=== Source data ===
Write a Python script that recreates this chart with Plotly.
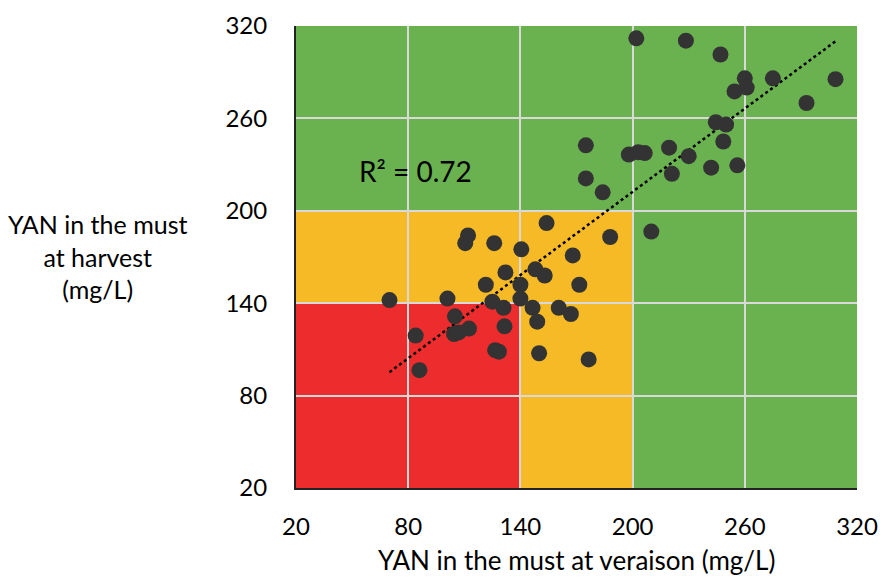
import numpy as np
import plotly.graph_objects as go

veraison = [70, 112, 110.5, 126, 140.5, 154, 168, 132, 148, 153, 121.5, 140, 171.5, 101, 125, 140,
            131, 146.5, 160.5, 167, 149, 105, 131.5, 112.5, 104.5, 107, 84, 126.5, 128.5, 150, 86,
            176.5, 188, 210,
            202, 228.5, 247, 260, 275, 308.5, 261, 254.5, 293, 244.5, 250, 248.5, 175, 198, 203,
            206.5, 219.5, 230, 221, 242, 256, 175, 184]
harvest = [142, 184, 179, 179, 175, 192, 171, 160, 162, 158, 152, 152, 152, 143, 141, 143,
           137, 137, 137, 133, 128, 131.5, 125, 123.5, 120, 121, 119, 109.5, 108.5, 107.5, 96.5,
           103.5, 183, 186.5,
           312, 310.5, 301.5, 286, 286, 285.5, 280, 277.5, 270, 257.5, 256, 245, 242.5, 236.5, 238,
           237.5, 241, 235.5, 224, 228, 229.5, 221, 212]

x_ticks = [20, 80, 140, 200, 260, 320]
y_ticks = [20, 80, 140, 200, 260, 320]
r2_text = "R² = 0.72"
x_title = "YAN in the must at veraison (mg/L)"
y_title = "YAN in the must<br>at harvest<br>(mg/L)"

GREEN = "#6ab150"
YELLOW = "#f6ba26"
RED = "#ec2c2d"
FONT = "Lato, 'Open Sans', sans-serif"

# plot area in page coords: x 296-857, y 26-488
PL, PR, PT, PB = 296, 857, 26, 488
W, H = 881, 578

fig = go.Figure()

zones = [
    (20, 320, 20, 320, GREEN),
    (20, 200, 20, 200, YELLOW),
    (20, 140, 20, 140, RED),
]
for x0, x1, y0, y1, c in zones:
    fig.add_shape(type="rect", xref="x", yref="y", x0=x0, x1=x1, y0=y0, y1=y1,
                  fillcolor=c, line_width=0, layer="below")

a, b = np.polyfit(veraison, harvest, 1)
xs = np.array([min(veraison), max(veraison)])
fig.add_trace(go.Scatter(x=xs, y=a * xs + b, mode="lines",
                         line=dict(color="black", width=2.5, dash="dot"),
                         hoverinfo="skip", showlegend=False))

fig.add_trace(go.Scatter(x=veraison, y=harvest, mode="markers",
                         marker=dict(size=16, color="#333333", line_width=0),
                         showlegend=False))

fig.add_annotation(x=84, y=226, xref="x", yref="y", text=r2_text, showarrow=False,
                   font=dict(size=28, color="black", family=FONT))

fig.add_annotation(x=(97 - PL) / (PR - PL), y=(PB - 256) / (PB - PT),
                   xref="paper", yref="paper", xanchor="center", yanchor="middle",
                   text=y_title, showarrow=False,
                   font=dict(size=25, color="black", family=FONT), align="center")

fig.add_annotation(x=0.5, y=(PB - 560) / (PB - PT),
                   xref="paper", yref="paper", xanchor="center", yanchor="middle",
                   text=x_title, showarrow=False,
                   font=dict(size=26, color="black", family=FONT))

fig.update_layout(
    width=W, height=H,
    margin=dict(l=PL, r=W - PR, t=PT, b=H - PB, autoexpand=False),
    paper_bgcolor="white", plot_bgcolor="white",
    font=dict(family=FONT, size=24, color="black"),
    showlegend=False,
)

fig.update_xaxes(range=[20, 320], tickvals=x_ticks, ticktext=[str(v) for v in x_ticks],
                 showgrid=True, gridcolor="#d9d9d9", gridwidth=1.5,
                 showline=True, linecolor="#222222", linewidth=2, zeroline=False,
                 ticks="", ticklabelstandoff=16, tickfont=dict(size=24),
                 automargin=False, ticklabeloverflow="allow")
fig.update_yaxes(range=[20, 320], tickvals=y_ticks, ticktext=[str(v) for v in y_ticks],
                 showgrid=True, gridcolor="#d9d9d9", gridwidth=1.5,
                 showline=True, linecolor="#222222", linewidth=2, zeroline=False,
                 ticks="", ticklabelstandoff=22, tickfont=dict(size=24),
                 automargin=False, ticklabeloverflow="allow")

fig.write_html("out.html", config={"displayModeBar": False},
               post_script="document.body.style.margin='0';document.body.style.overflow='hidden';")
===
• What is expected: Repeat the lines above, starting at the first and stopping after the line that holds "237.5, 241, 235.5, 224, 228, 229.5, 221, 212]", with the pictures left out.

• The solution:
Write a Python script that recreates this chart with Plotly.
import numpy as np
import plotly.graph_objects as go

veraison = [70, 112, 110.5, 126, 140.5, 154, 168, 132, 148, 153, 121.5, 140, 171.5, 101, 125, 140,
            131, 146.5, 160.5, 167, 149, 105, 131.5, 112.5, 104.5, 107, 84, 126.5, 128.5, 150, 86,
            176.5, 188, 210,
            202, 228.5, 247, 260, 275, 308.5, 261, 254.5, 293, 244.5, 250, 248.5, 175, 198, 203,
            206.5, 219.5, 230, 221, 242, 256, 175, 184]
harvest = [142, 184, 179, 179, 175, 192, 171, 160, 162, 158, 152, 152, 152, 143, 141, 143,
           137, 137, 137, 133, 128, 131.5, 125, 123.5, 120, 121, 119, 109.5, 108.5, 107.5, 96.5,
           103.5, 183, 186.5,
           312, 310.5, 301.5, 286, 286, 285.5, 280, 277.5, 270, 257.5, 256, 245, 242.5, 236.5, 238,
           237.5, 241, 235.5, 224, 228, 229.5, 221, 212]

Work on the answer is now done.